China’s WiFi rules are different from those in other countries. In China, wireless equipment (like mobile phones and laptops) must use devices which conform to WAPI (WLAN Authentication and Privacy Infrastructure). This means that mobile phones like BlackBerrys and iPhones with WiFi transmitters-recievers will need to conform to standards in it before it can be legally used. WAPI, a Chinese-developed standard, has no acceptance outside China, and handset makers prefer to release their phones without WiFi in China rather than bother to incorporate WAPI.

This could be major discouragement for China Unicom subscribers who have been waiting for the iPhone and its WiFi capabilities ever since it was launched. In North America and Europe, most iPhone users rely heavily on WiFI networks for data transfer, and the lack of such networks to promote its App Store could be a point of disappointment for Apple as well. Unicom has not announced the price of iPhones in China.

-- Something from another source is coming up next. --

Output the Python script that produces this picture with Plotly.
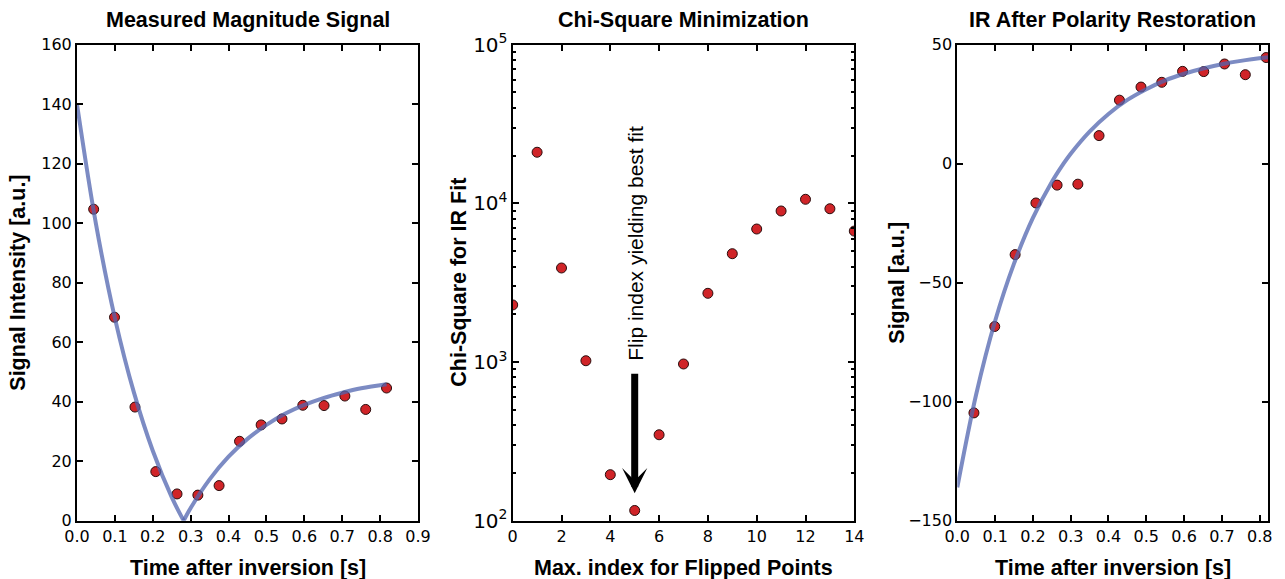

Surely it must cost less than what it costs abroad, since it comes with fewer features?

Why doesn’t foreign handset makers like Apple, which makes iPhone, use WAPI in their phones? The reason is that many foreign mobile phone manufacturers and technical organisations fear that WAPI could have a ‘backdoor’ through which organs of the Chinese government and the Communist Party can spy into the phone. This suspicion is accentuated by the fact only 24 Chinese companies make WAPI-compliant devices. On top of it, Chinese technical organisations have never released the complete algorithms for WAPI to the International Standards Organisation. The last time China submitted the WAPI protocol to ISO for international acceptance, the ISO rejected it. China is planning to make another submission in the near future.

Iphones without WiFI is bad enough for Chinese mobile phone users,  but what about the iPhone app store? It seems Chinese buyers wont be able to make full use of the iPhone App store either. This is because app store downloads above 10 MB need a WiFI network for downloads. Many apps in the popular App Store are above 10 MB, and users in the West download such content over WiFi networks, which are common. Even in the US, this 10 MB cap is an annoyance, and users feel that they should be allowed to download any content over 3G networks as long as they pay for it. It was only recently that Apple lifted the 10 MB limit on download for podcasts. In China, since the iPhone will be released with Wfi disabled, users will not be able to download 10 MB-plus apps from the App Store unless Apple allows such data transfers over 3G networks only for Chinese users.

There are many applications available now, which can be installed on the iPhone (3G Unrestrictor is one example) which fools the iPhone into thinking that the data transfer is happening across WiFi, even when it is over 3G. Installing such applications may be one short cut for those Chinese users who do not want to miss out on many exciting Apps from the Apple store.